By contrast, there was visible police bandobast at the mosque near the railway station. The Muslim majority areas were marked by such massive police presence that it was as if curfew had been clamped, an eerie silence reigned. Worried that the situation could get out of hand, and that I may be trapped in the town, I left that night around 10 pm for my home in Sirdiyas. There, I slept through the night.
In a few days I learnt that restrictions had been placed on the RSS for its role in bringing down the Babri Masjid. There had been a raid at the RSS office in Bhilwara, located above the Bajrang Daal Baati Bhojanalaya (Bajrang Lunch Home), and documents had been seized. The key office bearers of the RSS, fearing arrest, went underground.

When I came to know from the Maandal police that my name also figured in the documents, I too went into hiding as a precaution. But the truth is that the police were never serious about apprehending anyone. They could have easily arrested me if they wanted to. The raids had all been a big charade.

At home of course, the demolition of Babri Masjid did come up for discussion. While my mother was just relieved that her sons had not been involved this time, my father felt that what these people had done was not right. A house of god had been destroyed. He would say again and again, these Janata Party people (as he called them; these days he says BJP) are only making us fight with each other for votes.

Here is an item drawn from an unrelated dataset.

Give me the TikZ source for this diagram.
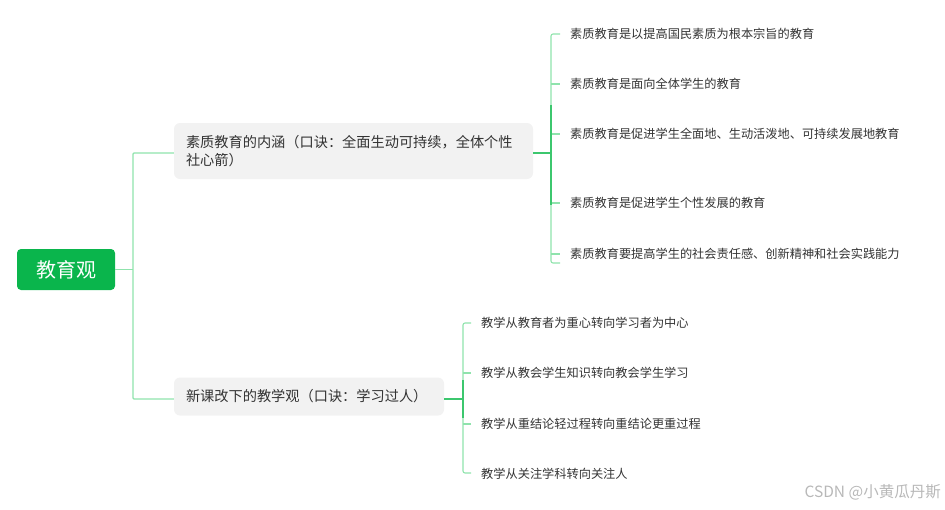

The Ramjanmabhoomi for which I took part in the 1990 karseva, for which I suffered police brutality, went to jail, was ready to die for; the mosque I was so eager to bring down and the Ram temple for which I was willing to take lives – when all these impulses finally reached their conclusion, I felt no joy. There was neither a sense of victory nor defeat.
The Ram temple simply did not figure in my priorities any longer. Perhaps I had realised that it was all just an excuse to humiliate the Muslims, something I too had been enthusiastic about earlier. But this time, even before Babri fell, I had fallen quite low myself.